Limit downtown parking: Transit chief
No incentive to take bus, committee told

Bruce Owen

The city should limit the number of parkades in the downtown so that more commuters are forced to ride the bus, the head of the city's transit system said yesterday.

"You should keep the amount of long-term parking lots controlled," Winnipeg Transit head Rick Borland told the city's public works committee.

Borland made his comments during a briefing on Transit's three year plan, which includes other incentives to get more people riding the bus.

He said one of the major problems Transit has is attracting downtown riders. That's because of the high number of surface parking lots in the downtown. With so much cheap, available parking, there's no incentive to take the bus.

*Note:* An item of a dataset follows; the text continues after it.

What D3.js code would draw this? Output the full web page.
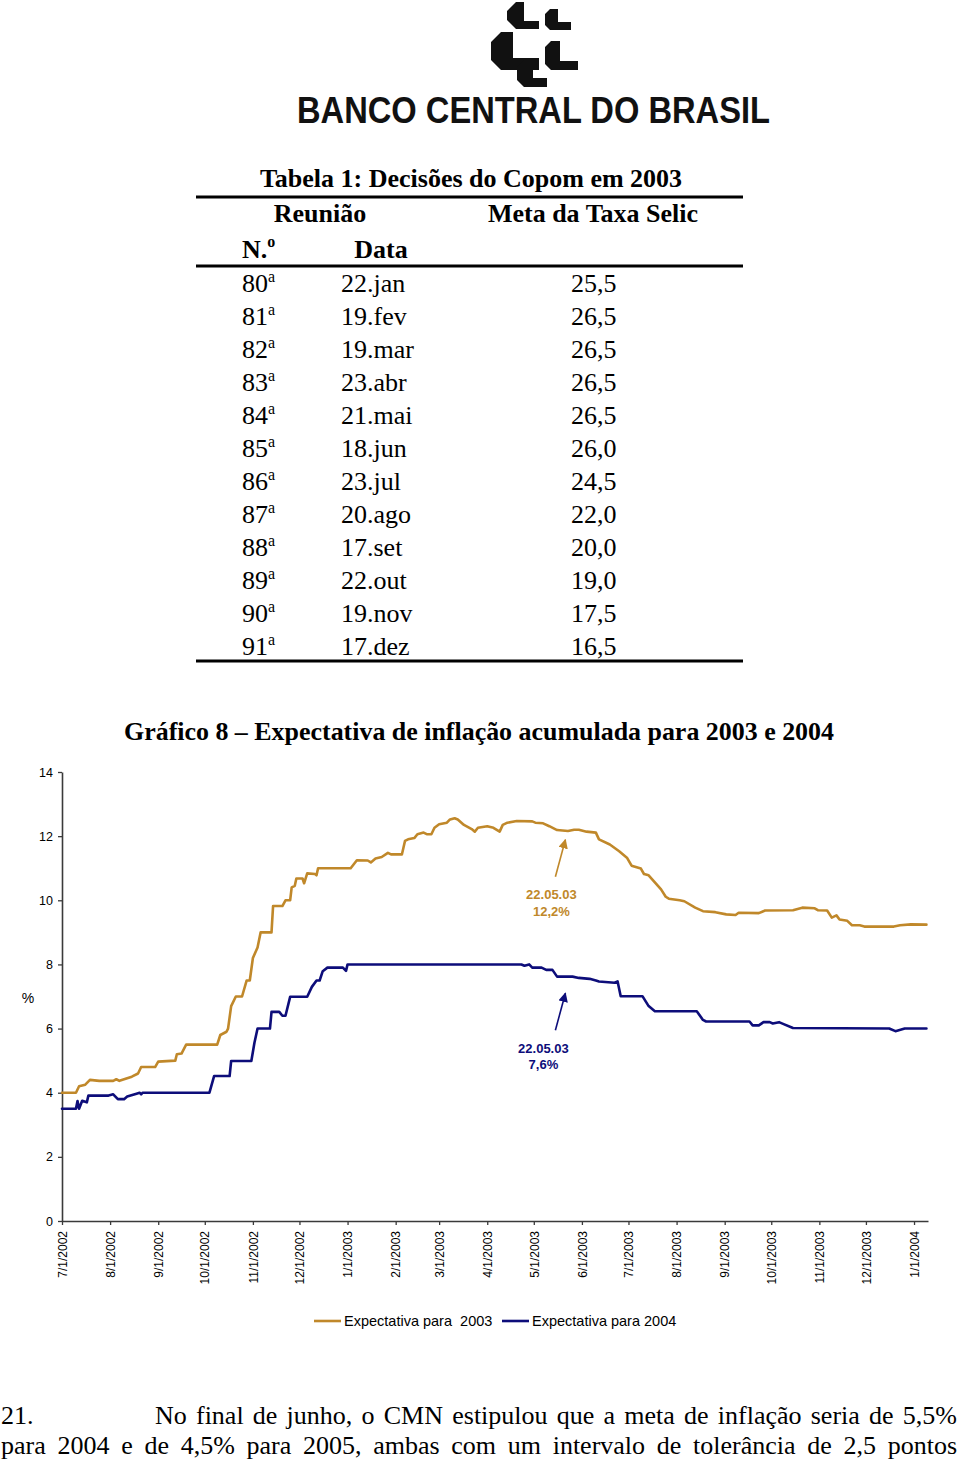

He added under Plan Winnipeg, the city's blueprint for development, decision makers at city hall should be more proactive in bringing more people downtown — not cars.

The four councillors on the committee accepted Borland's position, but wondered whether restricting day-long and monthly parking downtown might drive people and business away.

Annita Stenning, head of CentreVenture Development Corp. — the public agency charged with reinvigorating Winnipeg's downtown — said yesterday discussions are already underway to address the overabundance of surface or grade parking lots in the downtown.

She said that 27 per cent of available land in the downtown is surface parking lots.

"We have to look at creative solutions and Transit has to be a part of the solution," Stenning said. "The solution is not more surface parking lots."

She added the big reason there are so many lots is money. It costs about $5,000 a stall to develop a surface lot, compared to $12,000 a stall to build a multi-level parkade and $20,000 a stall to build an underground parkade.

Stenning said with more leases being signed for downtown premises, and recent announcements of new office building and hotel construction in the downtown, the pressure is on to find a better way to move people quickly so they don't use their cars.

One idea is a park-and-ride program, where commuters park their vehicles at a lot outside the downtown and take a rapid shuttle bus the rest of the way.

Borland added Transit has a more immediate plan to get more downtown workers riding the bus — the employer-sponsored bus pass program.

Borland added in the next two years Transit wants to continue to replace its older buses with newer low-floor ones and upgrade many of its shelters, as well as install automated stop announcement systems on city buses.

Transit also wants to beef up its Internet Web site to allow people to plan out automated trips; automatically finding out what buses to take to a particular destination and what times.

He added transit fares should be frozen for the immediate future. Transit adult fares go up from $1.60 to $1.65 Jan. 1, partly due to unforeseen diesel fuel costs.

Another incentive, Borland said, is continuing discussions with the Doer government to increase its share of funding for transit and Handi-Transit so that both services are on a better financial footing.